Militarization of Everyday Life CataLINA dEL vALLE

When I started to think about what images I should include in this Spark Story, I immediately thought back to the pictures I included for the "war in our environment" story of the different toys/games that I saw at Target, and how they resonate with the militarization of our everyday life. I think one of the most blatant demonstrations of how embedded war and its ideology is in our society is seen through the kinds of toys/games/programs etc. that are occupying the minds of our younger generations and how this influences their likes and dislikes throughout the rest of their lives. My 12 year old brother always comes to mind during these projects. My parents have been hesitant in letting him play any violent (inherently war-like) video games, yet they understand that it is impossible to keep him in a bubble when everyone around him is playing and talking about those very games. As he has gotten older, some exceptions have been made. However, even if video games were excluded, many of his toys that he has had since he was very little are war-like. This past Thanksgiving Break I decided to pay close attention to what my brother played as well as the many toys he has throughout the house. Pictured above are some of Alejandro's Lego toys that he has had for a long time. The Star Wars characters have alway been his favorite, particularly the stormtroopers and their weapons (soldiers with guns).
In the last couple of years, my parents have allowed my brother to get some of the "least" violent video games (pictured above). He tells me about all of his friends and the kinds of games they have been playing, including "Call of Duty" even though they're only 10-12 years old. He insists that the games are not that bad and that there's a point to all of the violence. I always find it interesting that he tries to minimize the role of war in the games in order to convince me that they don't center around just that.
These are some of Alejandro's nerf guns.
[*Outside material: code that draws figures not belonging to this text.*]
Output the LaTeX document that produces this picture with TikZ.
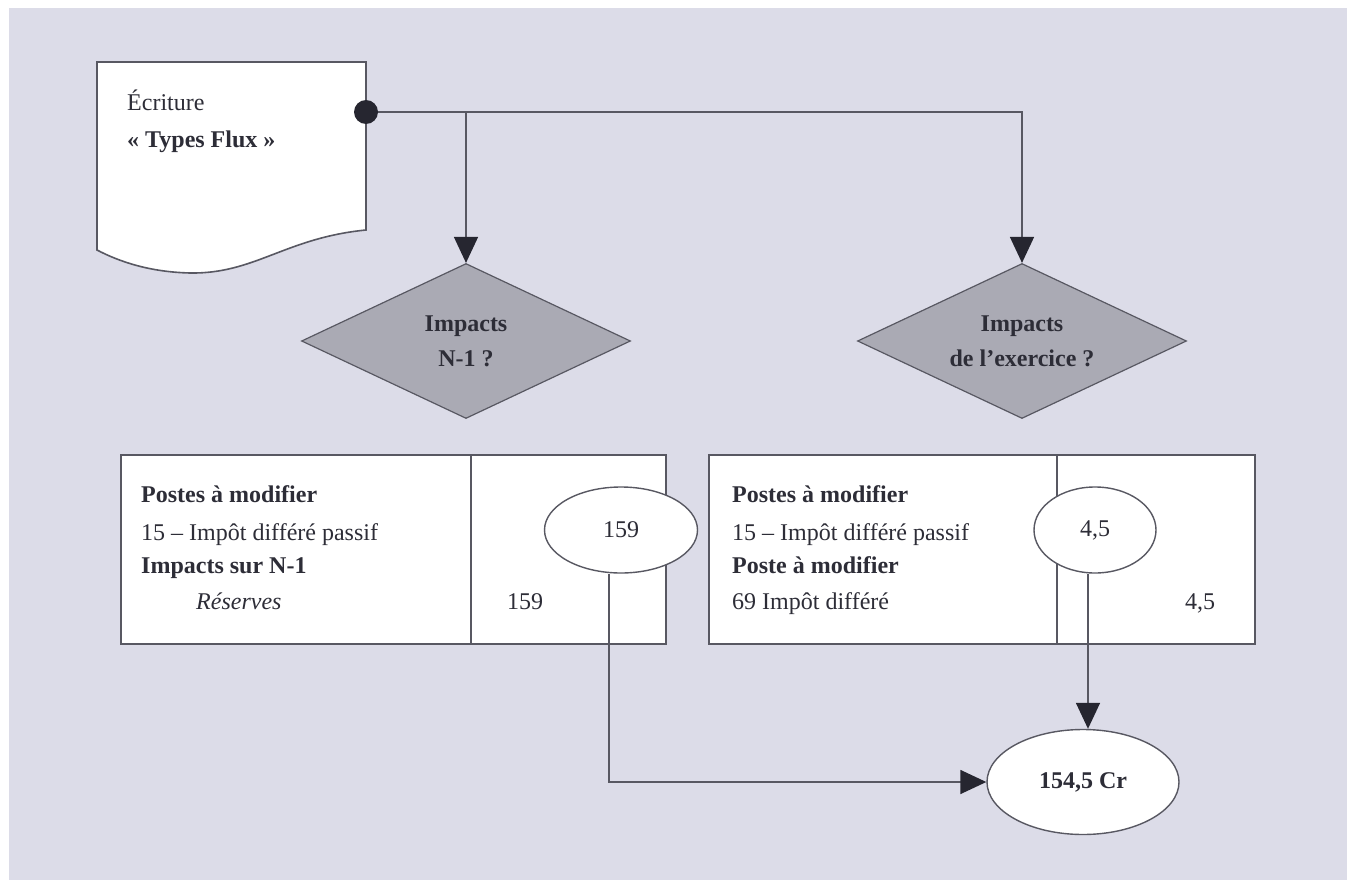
\documentclass[tikz,border=0pt]{standalone}
\usepackage{fontspec}
\setmainfont{Liberation Serif}
\usetikzlibrary{shapes.geometric,arrows.meta,calc}
\definecolor{bg}{RGB}{220,220,232}
\definecolor{ln}{RGB}{88,88,98}
\definecolor{tx}{RGB}{45,45,55}
\definecolor{dia}{RGB}{170,170,180}
\definecolor{tipc}{RGB}{38,38,48}
\begin{document}
\begin{tikzpicture}[x=1pt,y=-1pt,
  every node/.style={font=\fontsize{24}{35}\selectfont, text=tx},
  line/.style={draw=ln, line width=1.6pt},
  arr/.style={line, -{Triangle[length=26pt,width=24pt,color=tipc]}},
  decision/.style={diamond, draw=ln, line width=1.2pt, fill=dia, inner sep=0pt, aspect=2.12,
    minimum width=329pt, minimum height=155pt, align=center,
    font=\fontsize{24}{35}\selectfont\bfseries},
  tbl/.style={rectangle, draw=ln, line width=1.6pt, fill=white, inner sep=0pt},
  ell/.style={ellipse, draw=ln, line width=1.4pt, fill=white, inner sep=0pt},
  txt/.style={anchor=base west, inner sep=0pt},
  num/.style={anchor=base, inner sep=0pt},
  dotst/.style={circle, fill=tipc, minimum size=24pt, inner sep=0pt}
]
\useasboundingbox (0,0) rectangle (1352,880);
\fill[white] (0,0) rectangle (1352,880);
\fill[bg] (9,8) rectangle (1347,880);

% decision diamonds
\node[decision] (dia1) at (466,341) {Impacts\\N-1 ?};
\node[decision] (dia2) at (1022,341) {Impacts\\de l'exercice ?};

% document shape
\draw[line, fill=white] (97,62) -- (366,62) -- (366,230)
  .. controls (285,238) and (255,274) .. (190,273)
  .. controls (150,272) and (120,262) .. (97,250) -- cycle;
\node[txt] (ecr) at (127,111) {Écriture};
\node[txt] (tf) at (127,148) {\textbf{« Types Flux »}};

% connectors from the dot
\coordinate (dotc) at (366,112);
\draw[arr] (dotc) -| (dia1.north);
\draw[arr] (dotc) -| (dia2.north);
\node[dotst] (dot) at (dotc) {};

% tables
\node[tbl, minimum width=545pt, minimum height=189pt] (t1) at (393.5,549.5) {};
\node[tbl, minimum width=546pt, minimum height=189pt] (t2) at (982,549.5) {};
\coordinate (c1) at (471,0);
\coordinate (c2) at (1057,0);
\draw[line] (t1.north -| c1) -- (t1.south -| c1);
\draw[line] (t2.north -| c2) -- (t2.south -| c2);

\node[txt] (a1) at (141,502) {\textbf{Postes à modifier}};
\node[txt] (a2) at (141,540) {15 -- Impôt différé passif};
\node[txt] (a3) at (141,573) {\textbf{Impacts sur N-1}};
\node[txt] (a4) at (196,609) {\textit{Réserves}};
\node[num] (a5) at (525,609) {159};

\node[txt] (b1) at (732,502) {\textbf{Postes à modifier}};
\node[txt] (b2) at (732,540) {15 -- Impôt différé passif};
\node[txt] (b3) at (732,573) {\textbf{Poste à modifier}};
\node[txt] (b4) at (732,609) {69 Impôt différé};
\node[num] (b5) at (1200,609) {4,5};

% ellipses
\node[ell, minimum width=153pt, minimum height=86pt] (e159) at (621,530) {159};
\node[ell, minimum width=122pt, minimum height=86pt] (e45) at (1095,530) {4,5};
\node[ell, minimum width=192pt, minimum height=105pt, font=\fontsize{24}{35}\selectfont\bfseries] (tot) at (1083,782) {154,5 Cr};

% connectors to the total
\coordinate (v1) at (609,782);
\coordinate (v2) at (1088,0);
\draw[arr] (e159.south -| v1) |- (tot.west);
\draw[arr] (e45.south -| v2) -- (tot.north -| v2);
\end{tikzpicture}
\end{document}
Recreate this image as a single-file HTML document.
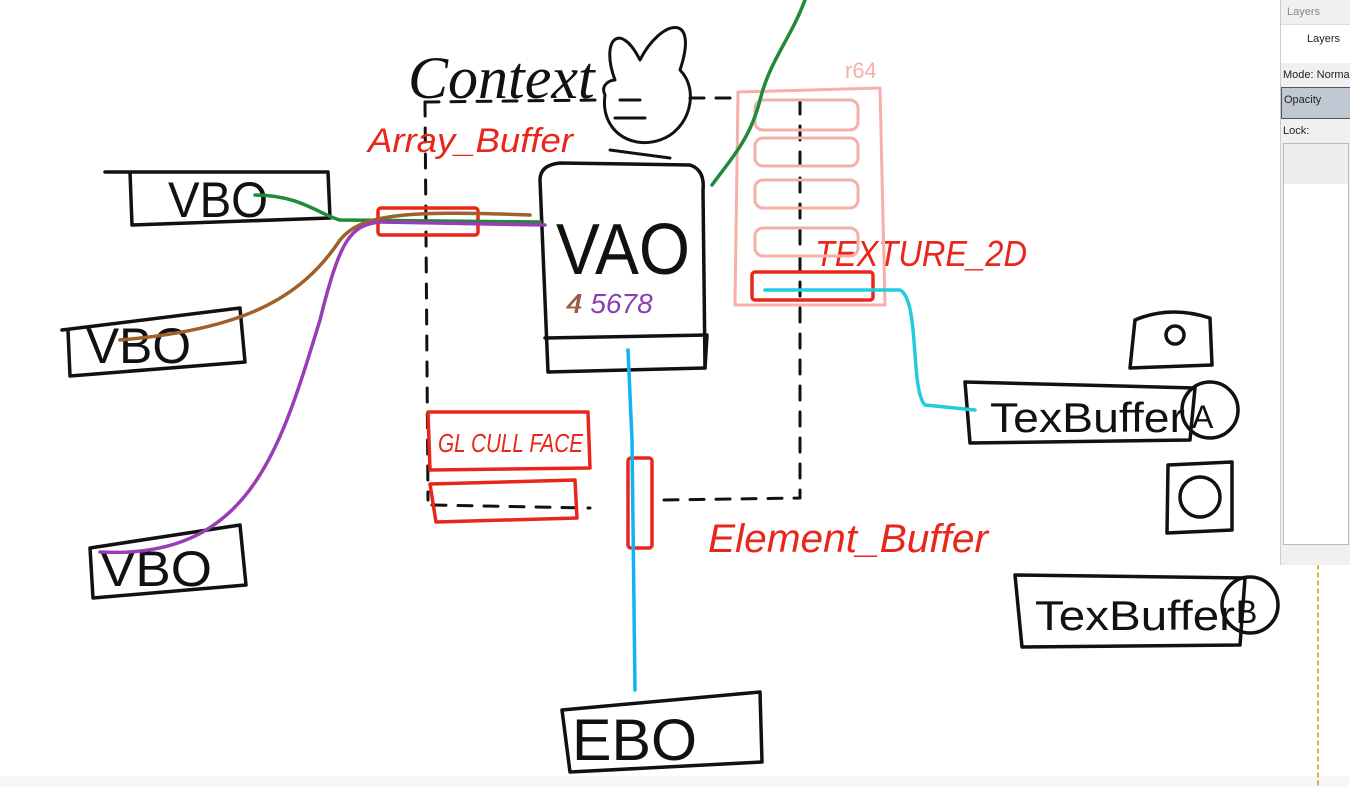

For a long time, he would bring them out and play "war" with all of the neighborhood kids.
One of the days I was back home, I heard gunshots coming from my brother's room, and went in to see what he was playing, and took pictures of the screen, telling him that I was doing it for this project. He said "sister, this game has nothing to do with war, It's just the other kid i'm playing with just decided to shoot at me".
This is a card advertising the xbox store, where players can get more gear for their games. The man in the picture with all of his weapons look just like a soldier ready for battle. I often ask Alejandro why he likes to play violent games instead of car racing games or sports games. He tells me that the other games get boring, but that these do not. I think that this type of mentality that is found in so many young people and even adults that like to play these types of games is not only problematic, but goes to show how militarized our gaming industry (along with our entertainment industry in general) is. It is precisely the war-like situations, with the bombs, guns, and soldiers that appeal to the players. The idea of it being more "fun" is directly linked to how much the idea of war is represented in our society, mostly in a positive light.